* COLLECTED DATA *
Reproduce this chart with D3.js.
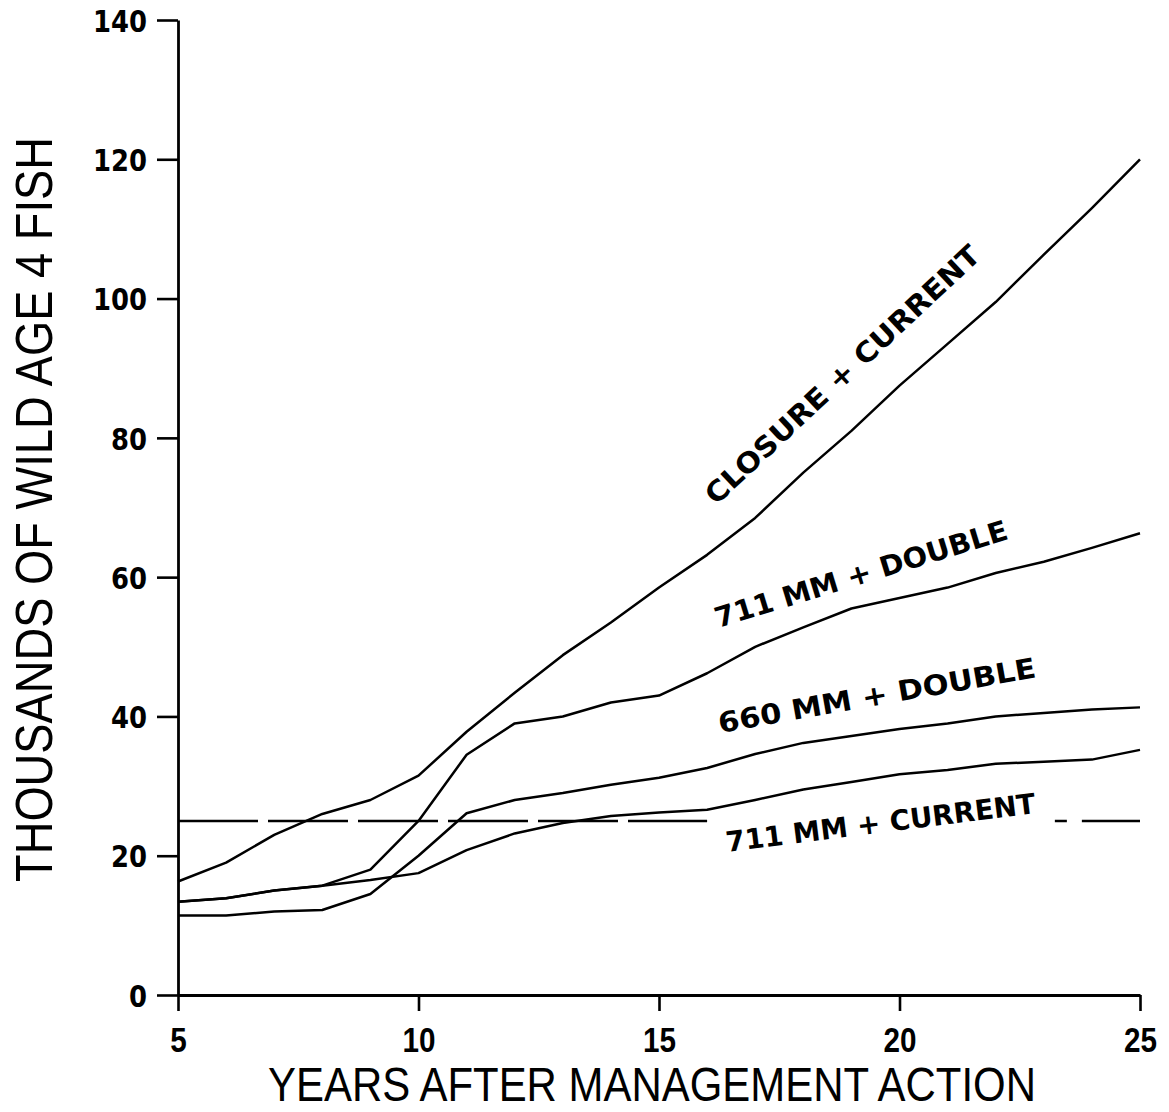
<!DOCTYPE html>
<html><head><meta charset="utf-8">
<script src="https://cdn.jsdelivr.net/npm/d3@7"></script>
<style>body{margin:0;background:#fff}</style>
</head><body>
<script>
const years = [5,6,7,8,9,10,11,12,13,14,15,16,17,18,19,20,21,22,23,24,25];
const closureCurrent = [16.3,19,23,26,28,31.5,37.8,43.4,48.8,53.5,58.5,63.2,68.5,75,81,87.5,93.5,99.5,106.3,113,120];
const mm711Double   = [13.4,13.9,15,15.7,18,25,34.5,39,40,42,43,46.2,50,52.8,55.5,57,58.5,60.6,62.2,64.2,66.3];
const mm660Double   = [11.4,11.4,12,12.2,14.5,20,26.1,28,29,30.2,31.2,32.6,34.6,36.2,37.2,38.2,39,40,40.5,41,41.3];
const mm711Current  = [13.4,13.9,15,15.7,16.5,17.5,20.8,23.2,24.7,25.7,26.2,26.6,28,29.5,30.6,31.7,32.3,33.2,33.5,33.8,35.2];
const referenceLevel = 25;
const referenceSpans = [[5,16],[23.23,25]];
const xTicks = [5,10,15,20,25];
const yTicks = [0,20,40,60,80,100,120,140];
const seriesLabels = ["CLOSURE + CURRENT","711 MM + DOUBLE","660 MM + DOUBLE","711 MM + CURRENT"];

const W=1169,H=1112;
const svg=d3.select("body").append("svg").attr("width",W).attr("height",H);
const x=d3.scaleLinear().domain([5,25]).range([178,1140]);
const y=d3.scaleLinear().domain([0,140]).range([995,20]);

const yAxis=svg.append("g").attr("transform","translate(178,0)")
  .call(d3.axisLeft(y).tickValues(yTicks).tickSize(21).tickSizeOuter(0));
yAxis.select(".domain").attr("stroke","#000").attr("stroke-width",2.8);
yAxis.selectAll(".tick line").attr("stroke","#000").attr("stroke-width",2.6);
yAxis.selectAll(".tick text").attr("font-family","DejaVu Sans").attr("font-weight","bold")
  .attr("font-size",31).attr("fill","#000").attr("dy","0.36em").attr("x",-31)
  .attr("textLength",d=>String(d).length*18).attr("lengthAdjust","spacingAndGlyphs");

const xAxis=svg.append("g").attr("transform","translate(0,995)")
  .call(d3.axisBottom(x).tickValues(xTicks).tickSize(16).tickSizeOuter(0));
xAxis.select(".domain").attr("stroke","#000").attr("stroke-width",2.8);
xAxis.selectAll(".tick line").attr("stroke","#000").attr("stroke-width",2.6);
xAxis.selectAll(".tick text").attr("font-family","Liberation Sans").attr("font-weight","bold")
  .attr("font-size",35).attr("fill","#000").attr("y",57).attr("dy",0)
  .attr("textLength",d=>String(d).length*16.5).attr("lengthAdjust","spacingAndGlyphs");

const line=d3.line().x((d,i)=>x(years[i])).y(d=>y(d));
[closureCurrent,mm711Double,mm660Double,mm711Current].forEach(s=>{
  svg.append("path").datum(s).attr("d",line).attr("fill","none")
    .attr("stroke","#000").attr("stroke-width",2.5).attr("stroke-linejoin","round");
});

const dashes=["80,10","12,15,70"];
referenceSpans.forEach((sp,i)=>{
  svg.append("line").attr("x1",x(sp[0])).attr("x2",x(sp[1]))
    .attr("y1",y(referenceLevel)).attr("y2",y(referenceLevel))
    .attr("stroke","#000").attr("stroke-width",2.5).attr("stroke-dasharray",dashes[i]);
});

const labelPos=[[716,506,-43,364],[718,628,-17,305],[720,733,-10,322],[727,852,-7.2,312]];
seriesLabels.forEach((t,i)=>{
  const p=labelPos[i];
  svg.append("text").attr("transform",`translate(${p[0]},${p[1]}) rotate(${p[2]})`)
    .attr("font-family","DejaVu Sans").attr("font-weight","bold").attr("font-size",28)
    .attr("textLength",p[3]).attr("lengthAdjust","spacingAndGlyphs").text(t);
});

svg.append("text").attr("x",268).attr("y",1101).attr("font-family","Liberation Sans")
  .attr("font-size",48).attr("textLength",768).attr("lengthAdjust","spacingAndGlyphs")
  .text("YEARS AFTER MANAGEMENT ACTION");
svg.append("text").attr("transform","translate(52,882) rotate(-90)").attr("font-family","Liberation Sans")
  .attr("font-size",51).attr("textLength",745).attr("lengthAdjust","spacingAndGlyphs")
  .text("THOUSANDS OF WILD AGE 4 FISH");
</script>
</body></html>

* WHAT YOU HAVE TO DO *
Omit every picture, then reproduce the rest of the listing exactly.

* THE SOLUTION *
Reproduce this chart with D3.js.
<!DOCTYPE html>
<html><head><meta charset="utf-8">
<script src="https://cdn.jsdelivr.net/npm/d3@7"></script>
<style>body{margin:0;background:#fff}</style>
</head><body>
<script>
const years = [5,6,7,8,9,10,11,12,13,14,15,16,17,18,19,20,21,22,23,24,25];
const closureCurrent = [16.3,19,23,26,28,31.5,37.8,43.4,48.8,53.5,58.5,63.2,68.5,75,81,87.5,93.5,99.5,106.3,113,120];
const mm711Double   = [13.4,13.9,15,15.7,18,25,34.5,39,40,42,43,46.2,50,52.8,55.5,57,58.5,60.6,62.2,64.2,66.3];
const mm660Double   = [11.4,11.4,12,12.2,14.5,20,26.1,28,29,30.2,31.2,32.6,34.6,36.2,37.2,38.2,39,40,40.5,41,41.3];
const mm711Current  = [13.4,13.9,15,15.7,16.5,17.5,20.8,23.2,24.7,25.7,26.2,26.6,28,29.5,30.6,31.7,32.3,33.2,33.5,33.8,35.2];
const referenceLevel = 25;
const referenceSpans = [[5,16],[23.23,25]];
const xTicks = [5,10,15,20,25];
const yTicks = [0,20,40,60,80,100,120,140];
const seriesLabels = ["CLOSURE + CURRENT","711 MM + DOUBLE","660 MM + DOUBLE","711 MM + CURRENT"];

const W=1169,H=1112;
const svg=d3.select("body").append("svg").attr("width",W).attr("height",H);
const x=d3.scaleLinear().domain([5,25]).range([178,1140]);
const y=d3.scaleLinear().domain([0,140]).range([995,20]);

const yAxis=svg.append("g").attr("transform","translate(178,0)")
  .call(d3.axisLeft(y).tickValues(yTicks).tickSize(21).tickSizeOuter(0));
yAxis.select(".domain").attr("stroke","#000").attr("stroke-width",2.8);
yAxis.selectAll(".tick line").attr("stroke","#000").attr("stroke-width",2.6);
yAxis.selectAll(".tick text").attr("font-family","DejaVu Sans").attr("font-weight","bold")
  .attr("font-size",31).attr("fill","#000").attr("dy","0.36em").attr("x",-31)
  .attr("textLength",d=>String(d).length*18).attr("lengthAdjust","spacingAndGlyphs");

const xAxis=svg.append("g").attr("transform","translate(0,995)")
  .call(d3.axisBottom(x).tickValues(xTicks).tickSize(16).tickSizeOuter(0));
xAxis.select(".domain").attr("stroke","#000").attr("stroke-width",2.8);
xAxis.selectAll(".tick line").attr("stroke","#000").attr("stroke-width",2.6);
xAxis.selectAll(".tick text").attr("font-family","Liberation Sans").attr("font-weight","bold")
  .attr("font-size",35).attr("fill","#000").attr("y",57).attr("dy",0)
  .attr("textLength",d=>String(d).length*16.5).attr("lengthAdjust","spacingAndGlyphs");

const line=d3.line().x((d,i)=>x(years[i])).y(d=>y(d));
[closureCurrent,mm711Double,mm660Double,mm711Current].forEach(s=>{
  svg.append("path").datum(s).attr("d",line).attr("fill","none")
    .attr("stroke","#000").attr("stroke-width",2.5).attr("stroke-linejoin","round");
});

const dashes=["80,10","12,15,70"];
referenceSpans.forEach((sp,i)=>{
  svg.append("line").attr("x1",x(sp[0])).attr("x2",x(sp[1]))
    .attr("y1",y(referenceLevel)).attr("y2",y(referenceLevel))
    .attr("stroke","#000").attr("stroke-width",2.5).attr("stroke-dasharray",dashes[i]);
});

const labelPos=[[716,506,-43,364],[718,628,-17,305],[720,733,-10,322],[727,852,-7.2,312]];
seriesLabels.forEach((t,i)=>{
  const p=labelPos[i];
  svg.append("text").attr("transform",`translate(${p[0]},${p[1]}) rotate(${p[2]})`)
    .attr("font-family","DejaVu Sans").attr("font-weight","bold").attr("font-size",28)
    .attr("textLength",p[3]).attr("lengthAdjust","spacingAndGlyphs").text(t);
});

svg.append("text").attr("x",268).attr("y",1101).attr("font-family","Liberation Sans")
  .attr("font-size",48).attr("textLength",768).attr("lengthAdjust","spacingAndGlyphs")
  .text("YEARS AFTER MANAGEMENT ACTION");
svg.append("text").attr("transform","translate(52,882) rotate(-90)").attr("font-family","Liberation Sans")
  .attr("font-size",51).attr("textLength",745).attr("lengthAdjust","spacingAndGlyphs")
  .text("THOUSANDS OF WILD AGE 4 FISH");
</script>
</body></html>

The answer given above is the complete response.